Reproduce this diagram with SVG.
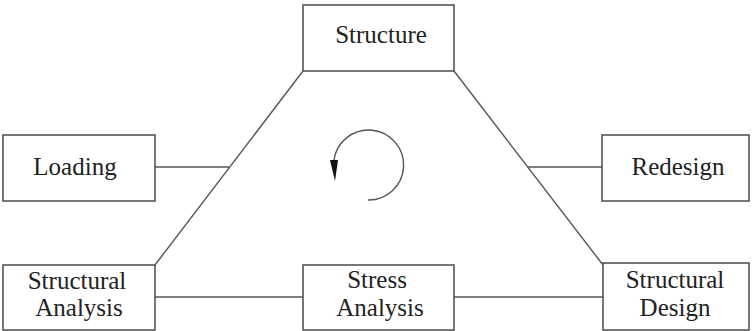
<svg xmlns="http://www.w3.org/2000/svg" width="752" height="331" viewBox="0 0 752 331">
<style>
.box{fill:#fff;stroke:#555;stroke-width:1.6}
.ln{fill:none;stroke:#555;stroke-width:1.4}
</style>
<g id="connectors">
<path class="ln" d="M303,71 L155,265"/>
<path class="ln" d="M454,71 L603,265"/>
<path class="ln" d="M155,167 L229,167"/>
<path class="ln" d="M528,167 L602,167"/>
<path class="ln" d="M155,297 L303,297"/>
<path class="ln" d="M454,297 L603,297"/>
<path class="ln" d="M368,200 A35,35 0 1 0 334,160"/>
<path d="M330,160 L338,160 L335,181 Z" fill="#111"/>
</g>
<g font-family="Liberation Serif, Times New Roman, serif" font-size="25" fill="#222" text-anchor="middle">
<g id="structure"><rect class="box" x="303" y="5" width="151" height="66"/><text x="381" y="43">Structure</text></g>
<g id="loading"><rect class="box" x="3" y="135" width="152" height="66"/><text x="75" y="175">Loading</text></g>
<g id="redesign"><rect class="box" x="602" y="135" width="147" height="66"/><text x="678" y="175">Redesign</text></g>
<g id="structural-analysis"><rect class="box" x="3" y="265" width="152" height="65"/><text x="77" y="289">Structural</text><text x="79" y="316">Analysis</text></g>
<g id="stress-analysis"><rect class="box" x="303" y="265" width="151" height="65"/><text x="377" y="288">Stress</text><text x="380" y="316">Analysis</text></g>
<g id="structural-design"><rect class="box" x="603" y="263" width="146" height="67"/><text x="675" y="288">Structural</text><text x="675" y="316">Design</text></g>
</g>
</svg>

# Challenge:
Copy each line above precisely, dropping the pictures.

# Expected answer:
Reproduce this diagram with SVG.
<svg xmlns="http://www.w3.org/2000/svg" width="752" height="331" viewBox="0 0 752 331">
<style>
.box{fill:#fff;stroke:#555;stroke-width:1.6}
.ln{fill:none;stroke:#555;stroke-width:1.4}
</style>
<g id="connectors">
<path class="ln" d="M303,71 L155,265"/>
<path class="ln" d="M454,71 L603,265"/>
<path class="ln" d="M155,167 L229,167"/>
<path class="ln" d="M528,167 L602,167"/>
<path class="ln" d="M155,297 L303,297"/>
<path class="ln" d="M454,297 L603,297"/>
<path class="ln" d="M368,200 A35,35 0 1 0 334,160"/>
<path d="M330,160 L338,160 L335,181 Z" fill="#111"/>
</g>
<g font-family="Liberation Serif, Times New Roman, serif" font-size="25" fill="#222" text-anchor="middle">
<g id="structure"><rect class="box" x="303" y="5" width="151" height="66"/><text x="381" y="43">Structure</text></g>
<g id="loading"><rect class="box" x="3" y="135" width="152" height="66"/><text x="75" y="175">Loading</text></g>
<g id="redesign"><rect class="box" x="602" y="135" width="147" height="66"/><text x="678" y="175">Redesign</text></g>
<g id="structural-analysis"><rect class="box" x="3" y="265" width="152" height="65"/><text x="77" y="289">Structural</text><text x="79" y="316">Analysis</text></g>
<g id="stress-analysis"><rect class="box" x="303" y="265" width="151" height="65"/><text x="377" y="288">Stress</text><text x="380" y="316">Analysis</text></g>
<g id="structural-design"><rect class="box" x="603" y="263" width="146" height="67"/><text x="675" y="288">Structural</text><text x="675" y="316">Design</text></g>
</g>
</svg>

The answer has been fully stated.